START Supplied data

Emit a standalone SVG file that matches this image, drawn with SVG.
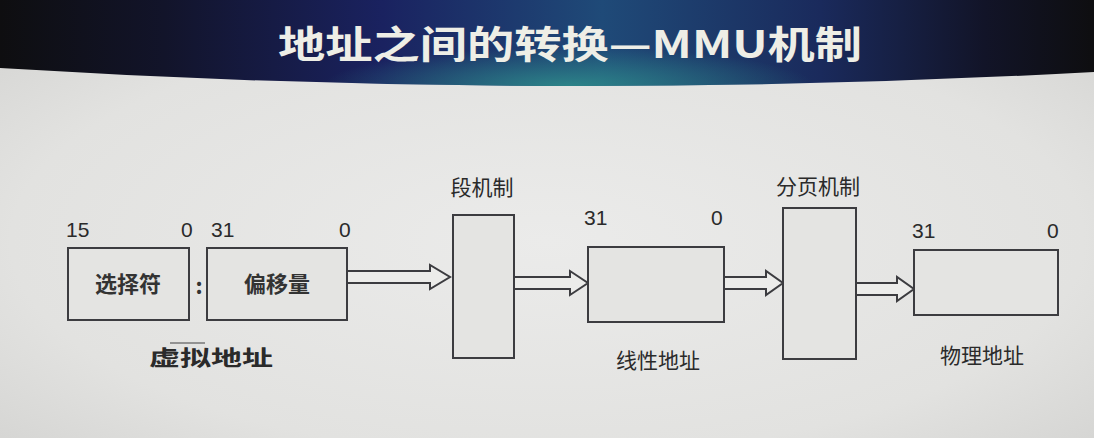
<svg xmlns="http://www.w3.org/2000/svg" width="1094" height="438" viewBox="0 0 1094 438">
<defs>
<radialGradient id="bg" cx="0.5" cy="0.55" r="0.7">
<stop offset="0" stop-color="#ebebea"/>
<stop offset="0.7" stop-color="#e2e2e0"/>
<stop offset="1" stop-color="#d4d4d2"/>
</radialGradient>
<linearGradient id="hdr" x1="0" y1="0" x2="1" y2="0">
<stop offset="0" stop-color="#0e0e10"/>
<stop offset="0.15" stop-color="#12142a"/>
<stop offset="0.35" stop-color="#1a2260"/>
<stop offset="0.55" stop-color="#1f4a78"/>
<stop offset="0.75" stop-color="#1a2a5c"/>
<stop offset="0.9" stop-color="#121428"/>
<stop offset="1" stop-color="#0e0e10"/>
</linearGradient>
<radialGradient id="glow" cx="0.52" cy="1" r="0.45" gradientTransform="translate(0.26 0) scale(0.5 1)">
<stop offset="0" stop-color="#2e8a8a" stop-opacity="0.9"/>
<stop offset="1" stop-color="#2e8a8a" stop-opacity="0"/>
</radialGradient>
<style>
.box{fill:#e4e4e2;stroke:#3c3c40;stroke-width:2}
.arr{fill:#ececea;stroke:#3c3c40;stroke-width:2;stroke-linejoin:miter}
.num{font-family:"Liberation Sans","Noto Sans",sans-serif;font-size:21px;fill:#2a2a2a}
.lbl{font-family:"Noto Sans CJK SC",sans-serif;font-size:21px;fill:#2a2a2a}
.in{font-family:"Noto Sans CJK SC",sans-serif;font-size:22px;font-weight:bold;fill:#333}
</style>
</defs>
<rect width="1094" height="438" fill="url(#bg)"/>
<g id="header">
<path d="M0,0 H1094 V72 Q547,102 0,68 Z" fill="url(#hdr)"/>
<path d="M0,0 H1094 V72 Q547,102 0,68 Z" fill="url(#glow)"/>
<text x="570" y="58" text-anchor="middle" font-family="Noto Sans CJK SC,sans-serif" font-size="38" font-weight="bold" fill="#eeeee6" textLength="584" lengthAdjust="spacingAndGlyphs">地址之间的转换—MMU机制</text>
</g>
<g id="connectors">
<path class="arr" d="M347,271 H430 V265 L450,277 L430,289 V283 H347 Z"/>
<path class="arr" d="M514,277 H570 V271 L588,283 L570,295 V289 H514 Z"/>
<path class="arr" d="M724,277 H766 V271 L783,283 L766,295 V289 H724 Z"/>
<path class="arr" d="M856,283 H897 V277 L914,289 L897,301 V295 H856 Z"/>
</g>
<g id="selector">
<rect class="box" x="68" y="248" width="121" height="72"/>
<text class="in" x="128" y="292" text-anchor="middle">选择符</text>
<text class="num" x="66" y="237">15</text>
<text class="num" x="181" y="237">0</text>
</g>
<g id="colon">
<text class="in" x="199" y="294" text-anchor="middle">:</text>
</g>
<g id="offset">
<rect class="box" x="207" y="248" width="140" height="72"/>
<text class="in" x="277" y="292" text-anchor="middle">偏移量</text>
<text class="num" x="211" y="237">31</text>
<text class="num" x="339" y="237">0</text>
</g>
<g id="virtual-label">
<line x1="170" y1="343" x2="205" y2="343" stroke="#777" stroke-width="1.5"/>
<text class="lbl" x="211" y="365" text-anchor="middle" font-weight="bold" textLength="124" lengthAdjust="spacingAndGlyphs">虚拟地址</text>
</g>
<g id="segment">
<rect class="box" x="453" y="215" width="61" height="143"/>
<text class="lbl" x="482" y="195" text-anchor="middle">段机制</text>
</g>
<g id="linear">
<rect class="box" x="588" y="247" width="136" height="75"/>
<text class="num" x="584" y="225">31</text>
<text class="num" x="711" y="225">0</text>
<text class="lbl" x="658" y="368" text-anchor="middle">线性地址</text>
</g>
<g id="paging">
<rect class="box" x="783" y="208" width="73" height="151"/>
<text class="lbl" x="818" y="194" text-anchor="middle">分页机制</text>
</g>
<g id="physical">
<rect class="box" x="914" y="250" width="144" height="65"/>
<text class="num" x="912" y="238">31</text>
<text class="num" x="1047" y="238">0</text>
<text class="lbl" x="982" y="363" text-anchor="middle">物理地址</text>
</g>
</svg>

END Supplied data

» Set task
Copy out all the data exactly; skip the pictures.

» Response to the exercise
Emit a standalone SVG file that matches this image, drawn with SVG.
<svg xmlns="http://www.w3.org/2000/svg" width="1094" height="438" viewBox="0 0 1094 438">
<defs>
<radialGradient id="bg" cx="0.5" cy="0.55" r="0.7">
<stop offset="0" stop-color="#ebebea"/>
<stop offset="0.7" stop-color="#e2e2e0"/>
<stop offset="1" stop-color="#d4d4d2"/>
</radialGradient>
<linearGradient id="hdr" x1="0" y1="0" x2="1" y2="0">
<stop offset="0" stop-color="#0e0e10"/>
<stop offset="0.15" stop-color="#12142a"/>
<stop offset="0.35" stop-color="#1a2260"/>
<stop offset="0.55" stop-color="#1f4a78"/>
<stop offset="0.75" stop-color="#1a2a5c"/>
<stop offset="0.9" stop-color="#121428"/>
<stop offset="1" stop-color="#0e0e10"/>
</linearGradient>
<radialGradient id="glow" cx="0.52" cy="1" r="0.45" gradientTransform="translate(0.26 0) scale(0.5 1)">
<stop offset="0" stop-color="#2e8a8a" stop-opacity="0.9"/>
<stop offset="1" stop-color="#2e8a8a" stop-opacity="0"/>
</radialGradient>
<style>
.box{fill:#e4e4e2;stroke:#3c3c40;stroke-width:2}
.arr{fill:#ececea;stroke:#3c3c40;stroke-width:2;stroke-linejoin:miter}
.num{font-family:"Liberation Sans","Noto Sans",sans-serif;font-size:21px;fill:#2a2a2a}
.lbl{font-family:"Noto Sans CJK SC",sans-serif;font-size:21px;fill:#2a2a2a}
.in{font-family:"Noto Sans CJK SC",sans-serif;font-size:22px;font-weight:bold;fill:#333}
</style>
</defs>
<rect width="1094" height="438" fill="url(#bg)"/>
<g id="header">
<path d="M0,0 H1094 V72 Q547,102 0,68 Z" fill="url(#hdr)"/>
<path d="M0,0 H1094 V72 Q547,102 0,68 Z" fill="url(#glow)"/>
<text x="570" y="58" text-anchor="middle" font-family="Noto Sans CJK SC,sans-serif" font-size="38" font-weight="bold" fill="#eeeee6" textLength="584" lengthAdjust="spacingAndGlyphs">地址之间的转换—MMU机制</text>
</g>
<g id="connectors">
<path class="arr" d="M347,271 H430 V265 L450,277 L430,289 V283 H347 Z"/>
<path class="arr" d="M514,277 H570 V271 L588,283 L570,295 V289 H514 Z"/>
<path class="arr" d="M724,277 H766 V271 L783,283 L766,295 V289 H724 Z"/>
<path class="arr" d="M856,283 H897 V277 L914,289 L897,301 V295 H856 Z"/>
</g>
<g id="selector">
<rect class="box" x="68" y="248" width="121" height="72"/>
<text class="in" x="128" y="292" text-anchor="middle">选择符</text>
<text class="num" x="66" y="237">15</text>
<text class="num" x="181" y="237">0</text>
</g>
<g id="colon">
<text class="in" x="199" y="294" text-anchor="middle">:</text>
</g>
<g id="offset">
<rect class="box" x="207" y="248" width="140" height="72"/>
<text class="in" x="277" y="292" text-anchor="middle">偏移量</text>
<text class="num" x="211" y="237">31</text>
<text class="num" x="339" y="237">0</text>
</g>
<g id="virtual-label">
<line x1="170" y1="343" x2="205" y2="343" stroke="#777" stroke-width="1.5"/>
<text class="lbl" x="211" y="365" text-anchor="middle" font-weight="bold" textLength="124" lengthAdjust="spacingAndGlyphs">虚拟地址</text>
</g>
<g id="segment">
<rect class="box" x="453" y="215" width="61" height="143"/>
<text class="lbl" x="482" y="195" text-anchor="middle">段机制</text>
</g>
<g id="linear">
<rect class="box" x="588" y="247" width="136" height="75"/>
<text class="num" x="584" y="225">31</text>
<text class="num" x="711" y="225">0</text>
<text class="lbl" x="658" y="368" text-anchor="middle">线性地址</text>
</g>
<g id="paging">
<rect class="box" x="783" y="208" width="73" height="151"/>
<text class="lbl" x="818" y="194" text-anchor="middle">分页机制</text>
</g>
<g id="physical">
<rect class="box" x="914" y="250" width="144" height="65"/>
<text class="num" x="912" y="238">31</text>
<text class="num" x="1047" y="238">0</text>
<text class="lbl" x="982" y="363" text-anchor="middle">物理地址</text>
</g>
</svg>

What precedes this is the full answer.